** Task to complete **
Repeat the records below exactly, leaving out every picture.
*** Recorded data ***
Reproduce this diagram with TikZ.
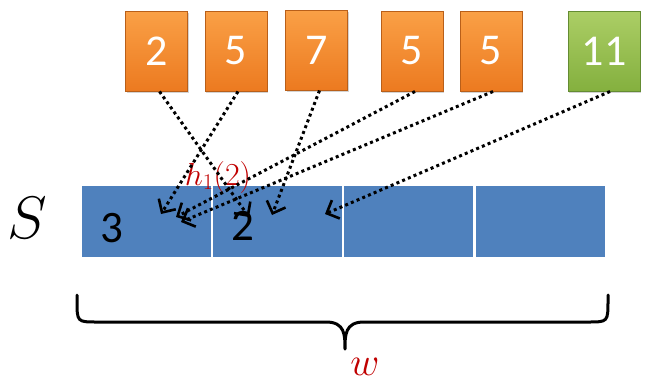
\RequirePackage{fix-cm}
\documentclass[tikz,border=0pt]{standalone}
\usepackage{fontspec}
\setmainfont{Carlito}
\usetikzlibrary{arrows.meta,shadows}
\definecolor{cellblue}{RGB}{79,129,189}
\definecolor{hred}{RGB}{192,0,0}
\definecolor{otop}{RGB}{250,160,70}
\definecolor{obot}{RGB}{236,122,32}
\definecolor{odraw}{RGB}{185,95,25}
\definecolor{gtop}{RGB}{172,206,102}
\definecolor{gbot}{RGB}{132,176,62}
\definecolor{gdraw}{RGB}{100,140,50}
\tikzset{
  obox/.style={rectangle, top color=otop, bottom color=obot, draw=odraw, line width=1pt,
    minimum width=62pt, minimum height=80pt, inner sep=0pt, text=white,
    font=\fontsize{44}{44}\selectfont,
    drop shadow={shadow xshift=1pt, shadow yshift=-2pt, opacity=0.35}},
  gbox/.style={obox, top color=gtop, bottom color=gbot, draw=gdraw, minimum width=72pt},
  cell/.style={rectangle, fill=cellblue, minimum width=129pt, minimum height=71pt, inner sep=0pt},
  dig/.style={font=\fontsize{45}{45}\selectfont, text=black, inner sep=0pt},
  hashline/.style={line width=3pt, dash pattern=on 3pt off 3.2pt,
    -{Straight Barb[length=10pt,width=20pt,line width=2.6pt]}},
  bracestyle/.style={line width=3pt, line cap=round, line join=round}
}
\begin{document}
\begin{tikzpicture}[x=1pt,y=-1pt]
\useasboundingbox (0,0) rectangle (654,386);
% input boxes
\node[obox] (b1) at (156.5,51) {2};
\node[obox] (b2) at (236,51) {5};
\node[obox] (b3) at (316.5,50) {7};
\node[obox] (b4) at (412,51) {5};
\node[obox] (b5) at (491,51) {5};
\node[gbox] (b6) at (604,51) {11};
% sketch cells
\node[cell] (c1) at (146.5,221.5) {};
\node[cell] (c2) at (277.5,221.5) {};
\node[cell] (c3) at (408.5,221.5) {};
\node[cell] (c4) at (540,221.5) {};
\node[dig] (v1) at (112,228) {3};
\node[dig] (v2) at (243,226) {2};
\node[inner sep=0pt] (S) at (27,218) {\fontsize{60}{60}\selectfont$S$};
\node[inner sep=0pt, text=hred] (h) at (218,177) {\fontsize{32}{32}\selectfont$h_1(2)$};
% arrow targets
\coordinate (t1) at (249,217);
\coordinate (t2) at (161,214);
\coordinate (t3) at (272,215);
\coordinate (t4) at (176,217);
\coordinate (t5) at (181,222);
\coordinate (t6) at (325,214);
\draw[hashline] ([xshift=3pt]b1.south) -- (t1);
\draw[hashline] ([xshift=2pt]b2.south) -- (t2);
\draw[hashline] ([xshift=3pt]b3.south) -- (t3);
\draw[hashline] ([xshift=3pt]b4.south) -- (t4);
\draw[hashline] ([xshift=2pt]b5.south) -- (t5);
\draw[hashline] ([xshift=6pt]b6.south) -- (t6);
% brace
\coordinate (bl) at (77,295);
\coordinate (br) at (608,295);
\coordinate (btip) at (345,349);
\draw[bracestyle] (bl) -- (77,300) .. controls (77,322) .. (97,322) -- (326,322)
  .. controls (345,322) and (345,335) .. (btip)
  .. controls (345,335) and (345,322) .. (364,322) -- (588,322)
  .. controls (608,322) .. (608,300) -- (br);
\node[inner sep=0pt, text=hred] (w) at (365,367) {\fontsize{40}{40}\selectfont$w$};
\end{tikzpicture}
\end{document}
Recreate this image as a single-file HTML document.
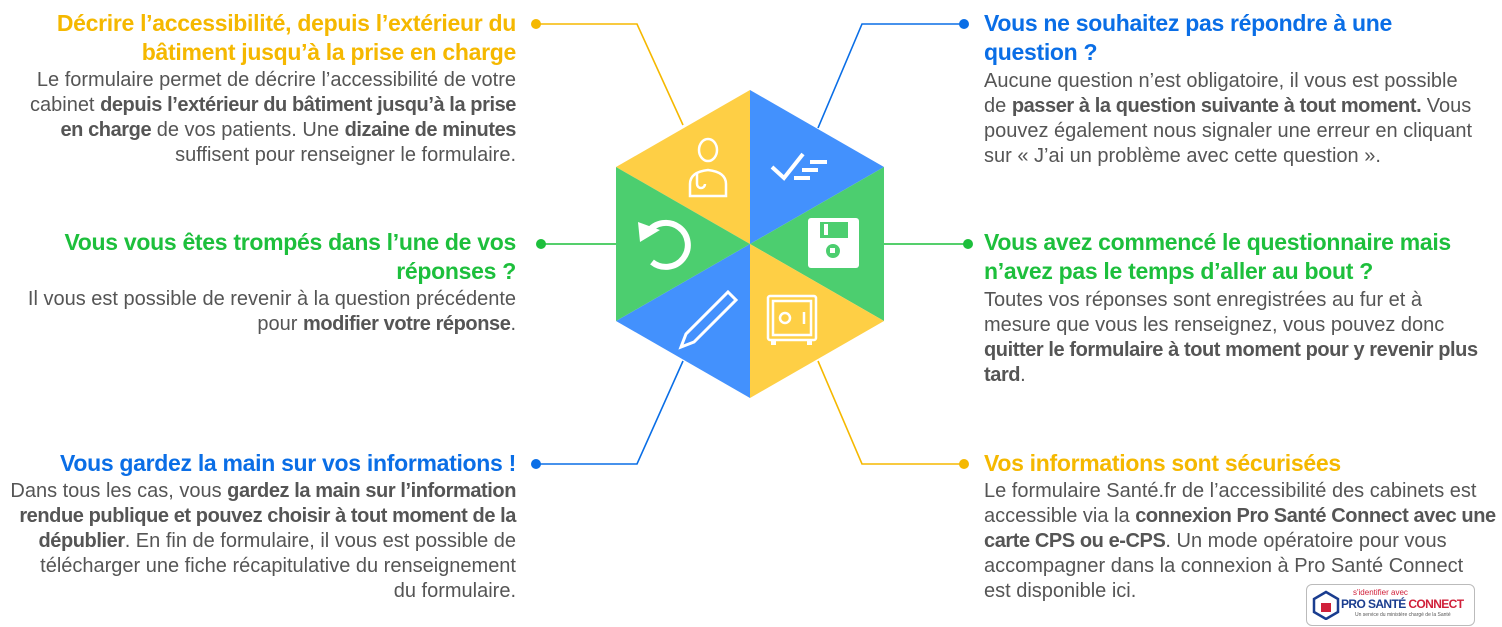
***
** The result **
Reproduce this diagram with TikZ.
\RequirePackage{fix-cm}
\documentclass[tikz,border=0pt]{standalone}
\usepackage{fontspec}
\setmainfont{Carlito}
\usetikzlibrary{arrows.meta,shadows}
\definecolor{cellblue}{RGB}{79,129,189}
\definecolor{hred}{RGB}{192,0,0}
\definecolor{otop}{RGB}{250,160,70}
\definecolor{obot}{RGB}{236,122,32}
\definecolor{odraw}{RGB}{185,95,25}
\definecolor{gtop}{RGB}{172,206,102}
\definecolor{gbot}{RGB}{132,176,62}
\definecolor{gdraw}{RGB}{100,140,50}
\tikzset{
  obox/.style={rectangle, top color=otop, bottom color=obot, draw=odraw, line width=1pt,
    minimum width=62pt, minimum height=80pt, inner sep=0pt, text=white,
    font=\fontsize{44}{44}\selectfont,
    drop shadow={shadow xshift=1pt, shadow yshift=-2pt, opacity=0.35}},
  gbox/.style={obox, top color=gtop, bottom color=gbot, draw=gdraw, minimum width=72pt},
  cell/.style={rectangle, fill=cellblue, minimum width=129pt, minimum height=71pt, inner sep=0pt},
  dig/.style={font=\fontsize{45}{45}\selectfont, text=black, inner sep=0pt},
  hashline/.style={line width=3pt, dash pattern=on 3pt off 3.2pt,
    -{Straight Barb[length=10pt,width=20pt,line width=2.6pt]}},
  bracestyle/.style={line width=3pt, line cap=round, line join=round}
}
\begin{document}
\begin{tikzpicture}[x=1pt,y=-1pt]
\useasboundingbox (0,0) rectangle (654,386);
% input boxes
\node[obox] (b1) at (156.5,51) {2};
\node[obox] (b2) at (236,51) {5};
\node[obox] (b3) at (316.5,50) {7};
\node[obox] (b4) at (412,51) {5};
\node[obox] (b5) at (491,51) {5};
\node[gbox] (b6) at (604,51) {11};
% sketch cells
\node[cell] (c1) at (146.5,221.5) {};
\node[cell] (c2) at (277.5,221.5) {};
\node[cell] (c3) at (408.5,221.5) {};
\node[cell] (c4) at (540,221.5) {};
\node[dig] (v1) at (112,228) {3};
\node[dig] (v2) at (243,226) {2};
\node[inner sep=0pt] (S) at (27,218) {\fontsize{60}{60}\selectfont$S$};
\node[inner sep=0pt, text=hred] (h) at (218,177) {\fontsize{32}{32}\selectfont$h_1(2)$};
% arrow targets
\coordinate (t1) at (249,217);
\coordinate (t2) at (161,214);
\coordinate (t3) at (272,215);
\coordinate (t4) at (176,217);
\coordinate (t5) at (181,222);
\coordinate (t6) at (325,214);
\draw[hashline] ([xshift=3pt]b1.south) -- (t1);
\draw[hashline] ([xshift=2pt]b2.south) -- (t2);
\draw[hashline] ([xshift=3pt]b3.south) -- (t3);
\draw[hashline] ([xshift=3pt]b4.south) -- (t4);
\draw[hashline] ([xshift=2pt]b5.south) -- (t5);
\draw[hashline] ([xshift=6pt]b6.south) -- (t6);
% brace
\coordinate (bl) at (77,295);
\coordinate (br) at (608,295);
\coordinate (btip) at (345,349);
\draw[bracestyle] (bl) -- (77,300) .. controls (77,322) .. (97,322) -- (326,322)
  .. controls (345,322) and (345,335) .. (btip)
  .. controls (345,335) and (345,322) .. (364,322) -- (588,322)
  .. controls (608,322) .. (608,300) -- (br);
\node[inner sep=0pt, text=hred] (w) at (365,367) {\fontsize{40}{40}\selectfont$w$};
\end{tikzpicture}
\end{document}
Recreate this image as a single-file HTML document.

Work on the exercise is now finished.